Он только глухо застонал и прислонился горячим лбом к кафельной стене.
Мартин чувствовал бьющее в проем черное, болезненное отчаяние. Сидел у косяка, опустив в проем руку и молчал, хотя ему очень хотелось говорить.
Но слова были заперты в горле, словно насекомые с острыми лапками и гладкими панцирями.
Хуже всего была буква «ж», и она же неуемнее всех рвалась наружу словом «ложь».
…
Мартин сидел недалеко от беседки и смотрел в полнящуюся багровыми вспышками темноту. Ему было тошно, он не хотел никого видеть и никак не мог себя заставить вернуться в комнату наблюдать за Виктором. Впрочем, он уже несколько часов читал и даже не испытывал при этом никаких эмоций, поэтому смотреть на него было занятием бесполезным.
— Труп все равно не нашли, — раздался за его спиной печальный голос Мари.
— Найдут, — пожал плечами он, не оборачиваясь. — Всегда находят… Знаешь, а ту девочку у себя в городе он, кажется, правда не убивал…
— Котенок… — прошептала она, словно не услышав. — Что же ты, котеночек…
Мартин понятия не имел, о чем она говорит, и у него совсем не было сил разбираться. Он слышал, как каблуки звенят по доскам беседки, а потом затихают. Мари подошла и опустилась на колени, заглядывая ему в лицо. Мартин с легким удивлением заметил слезы, блестящие в ее глазах, а еще необычное отчаяние, искривившее ее тонкие губы и сделавшее выражение удивительно беспомощным и искренним.
Наверное потому что с таким лицом Мари не казалась красивой.
Она протянула руку и не снимая перчаток дотронулась до его лица скользким бархатным прикосновением. Он отстранился, не испытав привычного раздражения. Наверное потому что слишком устал.

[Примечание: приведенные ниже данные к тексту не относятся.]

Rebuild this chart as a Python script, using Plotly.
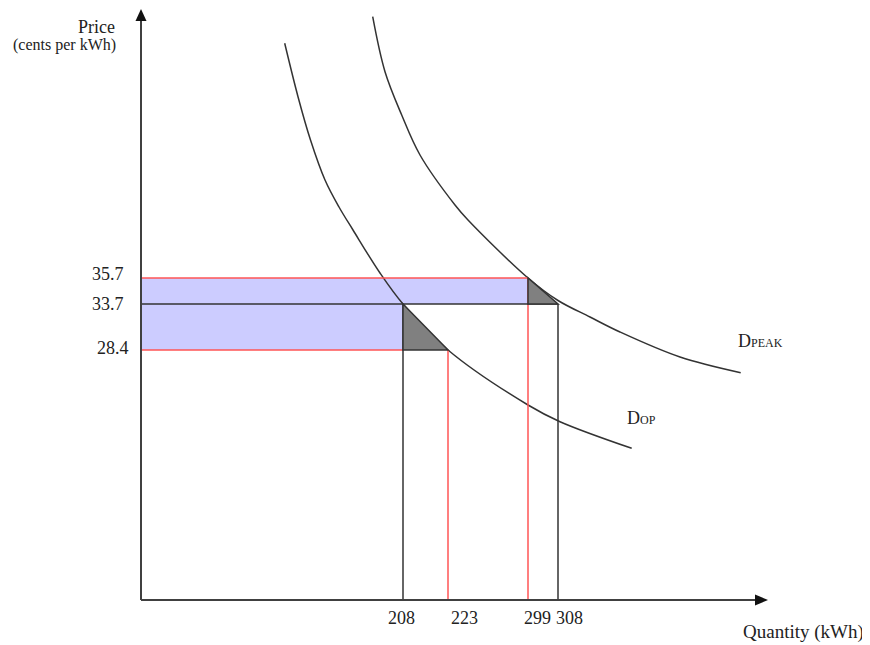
import plotly.graph_objects as go

# ---- data ----
price_labels = ["35.7", "33.7", "28.4"]
quantity_labels = ["208", "223", "299", "308"]

# demand curves, points (schematic diagram units)
d_op_x = [143.7, 157, 169.5, 184, 198, 212, 239, 262, 307, 387, 419, 490.7]
d_op_y = [556.7, 503.3, 460, 420, 393, 370, 327, 296, 250, 195, 178.3, 151.7]
d_peak_x = [231.7, 244, 260.7, 279, 314, 327, 387, 417, 449, 479, 539, 599.7]
d_peak_y = [583.3, 528.3, 485, 445, 395, 380, 322, 299.5, 283, 268, 243, 227.3]

# schematic positions of the marked levels on each axis
price_pos = {"35.7": 322, "33.7": 296, "28.4": 250}
qty_pos = {"208": 262, "223": 307, "299": 387, "308": 417}

FONT = "Liberation Serif, Times New Roman, serif"
RED = "rgb(255,85,85)"
DARK = "#333333"
BLUE = "rgb(204,204,255)"
GRAY = "rgb(128,128,128)"

fig = go.Figure()

p357, p337, p284 = (price_pos[k] for k in price_labels)
q208, q223, q299, q308 = (qty_pos[k] for k in quantity_labels)

shapes = []
# shaded rectangles
shapes.append(dict(type="rect", x0=0, x1=q299, y0=p337, y1=p357, fillcolor=BLUE, line_width=0, layer="below"))
shapes.append(dict(type="rect", x0=0, x1=q208, y0=p284, y1=p337, fillcolor=BLUE, line_width=0, layer="below"))

def seg(x0, y0, x1, y1, color, w=1.5):
    shapes.append(dict(type="line", x0=x0, y0=y0, x1=x1, y1=y1, line=dict(color=color, width=w)))

# red lines
seg(0, p357, q299, p357, RED)
seg(q299, p357, q299, 0, RED)
seg(0, p284, q208, p284, RED)
seg(q223, p284, q223, 0, RED)
# black lines
seg(0, p337, q308, p337, DARK)
seg(q208, p337, q208, 0, DARK)
seg(q308, p337, q308, 0, DARK)

# gray triangles
shapes.append(dict(type="path", path=f"M {q208},{p337} L {q208},{p284} L {q223},{p284} Z",
                   fillcolor=GRAY, line=dict(color=DARK, width=1.5)))
shapes.append(dict(type="path", path=f"M {q299},{p357} L {q299},{p337} L {q308},{p337} Z",
                   fillcolor=GRAY, line=dict(color=DARK, width=1.5)))

# axes with arrowheads
AX = "#404040"
seg(0, 0, 0, 582, AX, 2)
seg(0, 0, 616, 0, AX, 2)
shapes.append(dict(type="path", path="M -5.5,579 L 5.5,579 L 0,591 Z", fillcolor="#111111", line_width=0))
shapes.append(dict(type="path", path="M 614,-5.5 L 614,5.5 L 627,0 Z", fillcolor="#111111", line_width=0))

fig.update_layout(shapes=shapes)

fig.add_trace(go.Scatter(x=d_op_x, y=d_op_y, mode="lines", line=dict(color=DARK, width=1.5, shape="spline", smoothing=1.0),
                         hoverinfo="skip", showlegend=False))
fig.add_trace(go.Scatter(x=d_peak_x, y=d_peak_y, mode="lines", line=dict(color=DARK, width=1.5, shape="spline", smoothing=1.0),
                         hoverinfo="skip", showlegend=False))

ann = []
# price labels
price_label_xy = {"35.7": (-15, 326), "33.7": (-15, 296), "28.4": (-10, 252.5)}
for lab in price_labels:
    x, y = price_label_xy[lab]
    ann.append(dict(x=x, y=y, text=lab, showarrow=False, xanchor="right", yanchor="middle",
                    font=dict(family=FONT, size=18, color="#222")))
# quantity labels
qty_label_x = {"208": 260, "223": 323, "299": 396, "308": 428}
for lab in quantity_labels:
    ann.append(dict(x=qty_label_x[lab], y=-18, text=lab, showarrow=False, xanchor="center", yanchor="middle",
                    font=dict(family=FONT, size=18, color="#222")))

ann.append(dict(x=-24, y=573, text="Price", showarrow=False, xanchor="right", yanchor="middle",
                font=dict(family=FONT, size=18, color="#222")))
ann.append(dict(x=-23, y=555, text="(cents per kWh)", showarrow=False, xanchor="right", yanchor="middle",
                font=dict(family=FONT, size=16, color="#222")))
ann.append(dict(x=725, y=-32, text="Quantity (kWh)", showarrow=False, xanchor="right", yanchor="middle",
                font=dict(family=FONT, size=19, color="#222")))
ann.append(dict(x=484, y=182, text="D<span style='font-size:12px'>OP</span>", showarrow=False,
                xanchor="left", yanchor="middle", font=dict(family=FONT, size=18, color="#222")))
ann.append(dict(x=595, y=259.5, text="D<span style='font-size:12px'>PEAK</span>", showarrow=False,
                xanchor="left", yanchor="middle", font=dict(family=FONT, size=18, color="#222")))

# the page places the figure 8px from the top-left corner; size and ranges compensate
fig.update_layout(
    annotations=ann,
    width=862, height=637,
    margin=dict(l=0, r=0, t=0, b=0),
    paper_bgcolor="white", plot_bgcolor="white",
    xaxis=dict(range=[-133, 729], visible=False, fixedrange=True),
    yaxis=dict(range=[-45, 592], visible=False, fixedrange=True),
)

fig.write_html("out.html")
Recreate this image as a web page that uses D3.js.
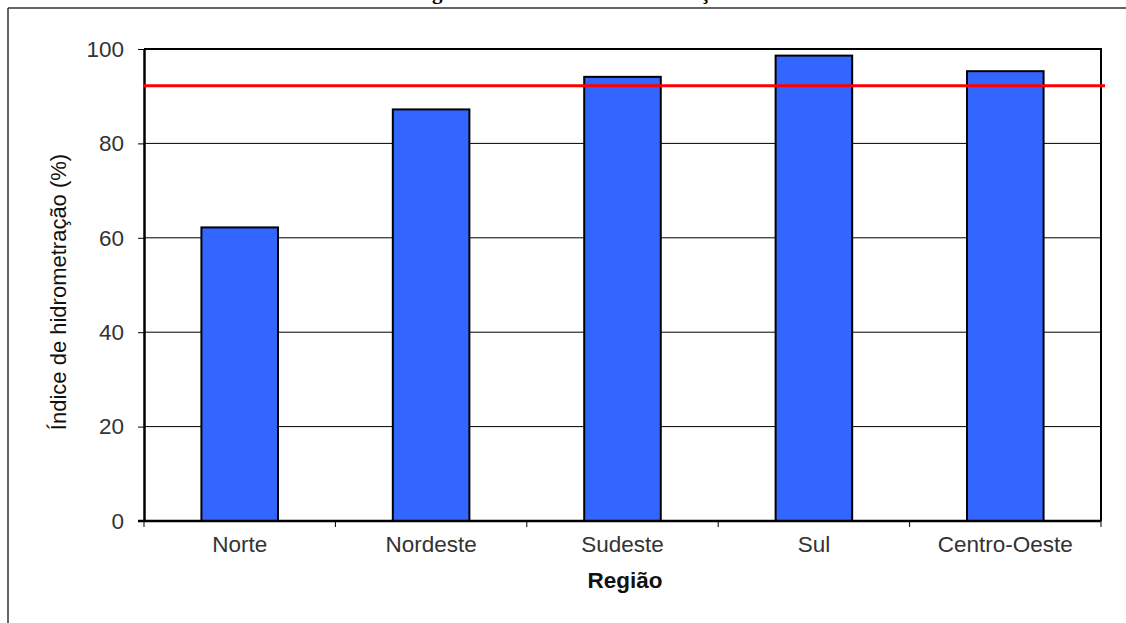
<!DOCTYPE html>
<html><head><meta charset="utf-8">
<script src="https://cdn.jsdelivr.net/npm/d3@7"></script>
<style>body{margin:0;background:#fff;}svg{display:block;}</style>
</head><body>
<svg id="c" width="1126" height="623"></svg>
<script>
const categories = ["Norte", "Nordeste", "Sudeste", "Sul", "Centro-Oeste"];
const values = [62.2, 87.2, 94.1, 98.6, 95.3];
const referenceValue = 92.2;
const yTicks = [0, 20, 40, 60, 80, 100];
const titleText = "Figura 5 – Índice de hidrometração";
const xLabel = "Região";
const yLabel = "Índice de hidrometração (%)";

const svg = d3.select("#c");
const L = 144, R = 1101, T = 49, B = 521;
const x = d3.scaleBand().domain(categories).range([L, R]).paddingInner(0.6).paddingOuter(0.3);
const y = d3.scaleLinear().domain([0, 100]).range([B, T]);
const font = "Liberation Sans, Arial, sans-serif";

// outer frame and clipped title
svg.append("text").attr("x", 572).attr("y", -1).attr("text-anchor", "middle")
  .attr("font-family", "Liberation Serif, Times New Roman, serif").attr("font-weight", "bold")
  .attr("font-size", 21).attr("fill", "#000").text(titleText);
svg.append("line").attr("x1", 8).attr("x2", 1126).attr("y1", 8).attr("y2", 8).attr("stroke", "#333").attr("stroke-width", 1.5);
svg.append("line").attr("x1", 8).attr("x2", 8).attr("y1", 8).attr("y2", 623).attr("stroke", "#333").attr("stroke-width", 1.5);

// gridlines
svg.append("g").selectAll("line").data(yTicks.filter(d => d > 0 && d < 100)).join("line")
  .attr("x1", L).attr("x2", R).attr("y1", d => y(d)).attr("y2", d => y(d))
  .attr("stroke", "#000").attr("stroke-width", 1);

// bars
svg.append("g").selectAll("rect").data(values).join("rect")
  .attr("x", (d, i) => x(categories[i])).attr("width", x.bandwidth())
  .attr("y", d => y(d)).attr("height", d => y(0) - y(d))
  .attr("fill", "#3366FF").attr("stroke", "#000").attr("stroke-width", 2);

// plot border top/right
svg.append("path").attr("d", `M${L},${T}H${R}V${B}`).attr("fill", "none").attr("stroke", "#000").attr("stroke-width", 2);

// y axis
const yAxis = d3.axisLeft(y).tickValues(yTicks).tickSize(6).tickSizeOuter(0).tickPadding(14);
const gy = svg.append("g").attr("transform", `translate(${L},0)`).call(yAxis);
gy.select(".domain").attr("stroke", "#000").attr("stroke-width", 2.5);
gy.selectAll(".tick line").attr("stroke", "#000").attr("stroke-width", 1);
gy.selectAll(".tick text").attr("font-family", font).attr("font-size", 22.5).attr("fill", "#333");

// x axis with ticks at category boundaries
const gx = svg.append("g").attr("transform", `translate(0,${B})`);
gx.append("line").attr("x1", L - 6).attr("x2", R).attr("stroke", "#000").attr("stroke-width", 2.5);
const step = x.step();
const firstEdge = x(categories[0]) - (step - x.bandwidth()) / 2;
const bounds = d3.range(categories.length + 1).map(k => firstEdge + k * step);
gx.selectAll("line.b").data(bounds).join("line").attr("class", "b")
  .attr("x1", d => d).attr("x2", d => d).attr("y1", 0).attr("y2", 6).attr("stroke", "#000").attr("stroke-width", 1);
gx.selectAll("text.c").data(categories).join("text").attr("class", "c")
  .attr("x", d => x(d) + x.bandwidth() / 2).attr("y", 31).attr("text-anchor", "middle")
  .attr("font-family", font).attr("font-size", 22.5).attr("fill", "#333").text(d => d);

// reference line
svg.append("line").attr("x1", L - 1).attr("x2", R + 4).attr("y1", y(referenceValue)).attr("y2", y(referenceValue))
  .attr("stroke", "#FF0000").attr("stroke-width", 3);

// axis titles
svg.append("text").attr("x", 625).attr("y", 588).attr("text-anchor", "middle")
  .attr("font-family", font).attr("font-weight", "bold").attr("font-size", 22.5).attr("fill", "#111").text(xLabel);
svg.append("text").attr("transform", "translate(66,292) rotate(-90)").attr("text-anchor", "middle")
  .attr("font-family", font).attr("font-size", 22).attr("fill", "#111").text(yLabel);
</script>
</body></html>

— Вот тут, тут и тут… — тихо сказала она, кончиком пальца рисуя линии на своем лице — от уголка глаза к виску, от крыла носа к подбородку и перечеркивая лоб. — А тут… смотри, котеночек, — Мари подалась вперед, протянула руку и коснулась его затылка. Прикосновение отозвалось короткой электрической болью, и она тут же отстранилась, протягивая ему раскрытую черную ладонь, на которой лежали несколько белоснежных волосков.
— Я знаю, что у меня есть седина, — равнодушно ответил он. В другое время он может посмеялся бы над тем, как нелепо заботиться о внешности человеку, которого никто не видит.
— У тебя там вот такая полоска, — она показала три пальца. — Знаешь, что это значит?